··· Supplied data
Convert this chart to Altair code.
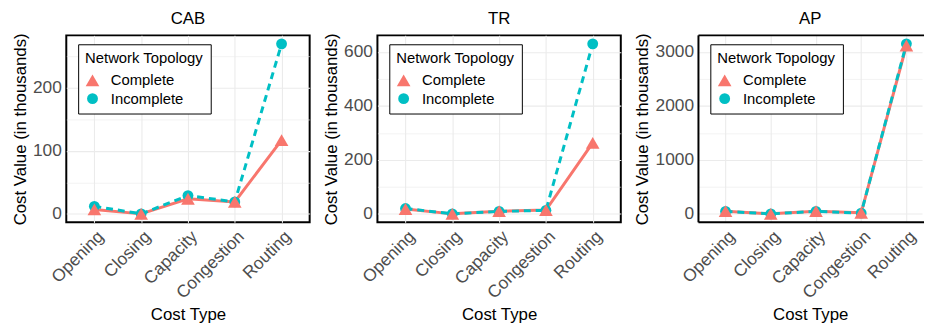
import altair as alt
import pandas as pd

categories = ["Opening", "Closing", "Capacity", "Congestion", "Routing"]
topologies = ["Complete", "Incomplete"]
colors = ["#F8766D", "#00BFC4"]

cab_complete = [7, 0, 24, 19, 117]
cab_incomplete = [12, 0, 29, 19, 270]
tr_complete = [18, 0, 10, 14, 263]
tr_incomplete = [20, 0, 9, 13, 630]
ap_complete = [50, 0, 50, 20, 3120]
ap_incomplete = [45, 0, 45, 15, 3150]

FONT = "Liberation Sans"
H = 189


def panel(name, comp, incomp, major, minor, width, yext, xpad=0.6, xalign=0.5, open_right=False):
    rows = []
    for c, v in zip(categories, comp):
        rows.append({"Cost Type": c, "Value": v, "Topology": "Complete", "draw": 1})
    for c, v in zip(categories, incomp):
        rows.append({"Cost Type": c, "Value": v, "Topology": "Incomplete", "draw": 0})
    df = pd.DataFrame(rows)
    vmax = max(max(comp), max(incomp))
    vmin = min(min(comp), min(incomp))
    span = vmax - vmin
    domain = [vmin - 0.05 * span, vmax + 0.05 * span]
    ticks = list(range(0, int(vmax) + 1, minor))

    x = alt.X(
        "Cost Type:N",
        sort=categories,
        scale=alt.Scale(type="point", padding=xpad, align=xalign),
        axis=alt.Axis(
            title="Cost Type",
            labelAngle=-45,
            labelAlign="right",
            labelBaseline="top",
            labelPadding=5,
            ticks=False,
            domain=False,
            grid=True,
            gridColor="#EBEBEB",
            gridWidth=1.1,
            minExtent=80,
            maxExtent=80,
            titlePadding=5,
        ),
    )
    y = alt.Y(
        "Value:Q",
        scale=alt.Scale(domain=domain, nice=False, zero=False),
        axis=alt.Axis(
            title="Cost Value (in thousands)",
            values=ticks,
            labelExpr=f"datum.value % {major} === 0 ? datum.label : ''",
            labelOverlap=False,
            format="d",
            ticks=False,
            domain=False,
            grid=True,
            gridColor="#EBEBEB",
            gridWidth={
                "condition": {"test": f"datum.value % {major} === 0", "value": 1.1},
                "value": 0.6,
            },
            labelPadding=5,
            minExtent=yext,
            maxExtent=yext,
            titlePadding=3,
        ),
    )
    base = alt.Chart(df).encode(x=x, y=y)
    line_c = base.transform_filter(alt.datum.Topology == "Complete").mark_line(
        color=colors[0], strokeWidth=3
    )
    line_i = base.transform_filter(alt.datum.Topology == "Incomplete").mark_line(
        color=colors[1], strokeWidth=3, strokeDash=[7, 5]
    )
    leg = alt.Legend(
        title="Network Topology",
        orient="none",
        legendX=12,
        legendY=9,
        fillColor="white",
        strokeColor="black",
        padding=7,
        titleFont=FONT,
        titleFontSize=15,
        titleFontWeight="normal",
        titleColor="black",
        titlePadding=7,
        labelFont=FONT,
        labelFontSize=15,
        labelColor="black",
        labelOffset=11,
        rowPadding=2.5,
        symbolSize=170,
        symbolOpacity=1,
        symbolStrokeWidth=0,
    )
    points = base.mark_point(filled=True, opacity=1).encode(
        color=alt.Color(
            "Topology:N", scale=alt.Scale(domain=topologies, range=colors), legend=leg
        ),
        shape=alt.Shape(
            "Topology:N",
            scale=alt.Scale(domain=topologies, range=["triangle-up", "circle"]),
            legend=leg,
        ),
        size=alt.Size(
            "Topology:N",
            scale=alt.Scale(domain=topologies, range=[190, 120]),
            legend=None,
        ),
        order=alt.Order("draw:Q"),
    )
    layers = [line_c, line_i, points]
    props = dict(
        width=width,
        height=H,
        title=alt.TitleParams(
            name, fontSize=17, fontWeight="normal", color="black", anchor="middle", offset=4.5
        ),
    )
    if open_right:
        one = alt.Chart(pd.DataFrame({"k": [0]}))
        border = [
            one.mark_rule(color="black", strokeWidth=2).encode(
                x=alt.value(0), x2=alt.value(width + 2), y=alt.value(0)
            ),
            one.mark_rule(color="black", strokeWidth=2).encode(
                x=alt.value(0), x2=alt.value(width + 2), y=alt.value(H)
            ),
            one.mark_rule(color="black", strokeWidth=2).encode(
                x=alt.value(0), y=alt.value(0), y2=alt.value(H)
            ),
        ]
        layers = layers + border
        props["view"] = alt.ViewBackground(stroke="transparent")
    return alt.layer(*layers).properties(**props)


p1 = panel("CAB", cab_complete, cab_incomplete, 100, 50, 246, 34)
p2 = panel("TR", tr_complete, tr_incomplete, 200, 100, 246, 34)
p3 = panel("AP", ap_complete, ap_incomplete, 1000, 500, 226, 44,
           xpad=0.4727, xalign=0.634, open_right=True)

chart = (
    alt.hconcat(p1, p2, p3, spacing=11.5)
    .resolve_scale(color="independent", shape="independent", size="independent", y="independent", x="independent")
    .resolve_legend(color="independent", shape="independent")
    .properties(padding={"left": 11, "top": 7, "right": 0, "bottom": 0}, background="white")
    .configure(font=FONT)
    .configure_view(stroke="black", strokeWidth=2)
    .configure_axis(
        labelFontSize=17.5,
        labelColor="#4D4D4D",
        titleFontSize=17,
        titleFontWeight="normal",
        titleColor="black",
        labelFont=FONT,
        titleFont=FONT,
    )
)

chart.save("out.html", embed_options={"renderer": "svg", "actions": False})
······
## Written exercise
Restate exactly, please, only the lines between the start of the data and the line containing "ticks = list(range(0, int(vmax)", both ends included, skipping the pictures.

## Task solution
Convert this chart to Altair code.
import altair as alt
import pandas as pd

categories = ["Opening", "Closing", "Capacity", "Congestion", "Routing"]
topologies = ["Complete", "Incomplete"]
colors = ["#F8766D", "#00BFC4"]

cab_complete = [7, 0, 24, 19, 117]
cab_incomplete = [12, 0, 29, 19, 270]
tr_complete = [18, 0, 10, 14, 263]
tr_incomplete = [20, 0, 9, 13, 630]
ap_complete = [50, 0, 50, 20, 3120]
ap_incomplete = [45, 0, 45, 15, 3150]

FONT = "Liberation Sans"
H = 189


def panel(name, comp, incomp, major, minor, width, yext, xpad=0.6, xalign=0.5, open_right=False):
    rows = []
    for c, v in zip(categories, comp):
        rows.append({"Cost Type": c, "Value": v, "Topology": "Complete", "draw": 1})
    for c, v in zip(categories, incomp):
        rows.append({"Cost Type": c, "Value": v, "Topology": "Incomplete", "draw": 0})
    df = pd.DataFrame(rows)
    vmax = max(max(comp), max(incomp))
    vmin = min(min(comp), min(incomp))
    span = vmax - vmin
    domain = [vmin - 0.05 * span, vmax + 0.05 * span]
    ticks = list(range(0, int(vmax) + 1, minor))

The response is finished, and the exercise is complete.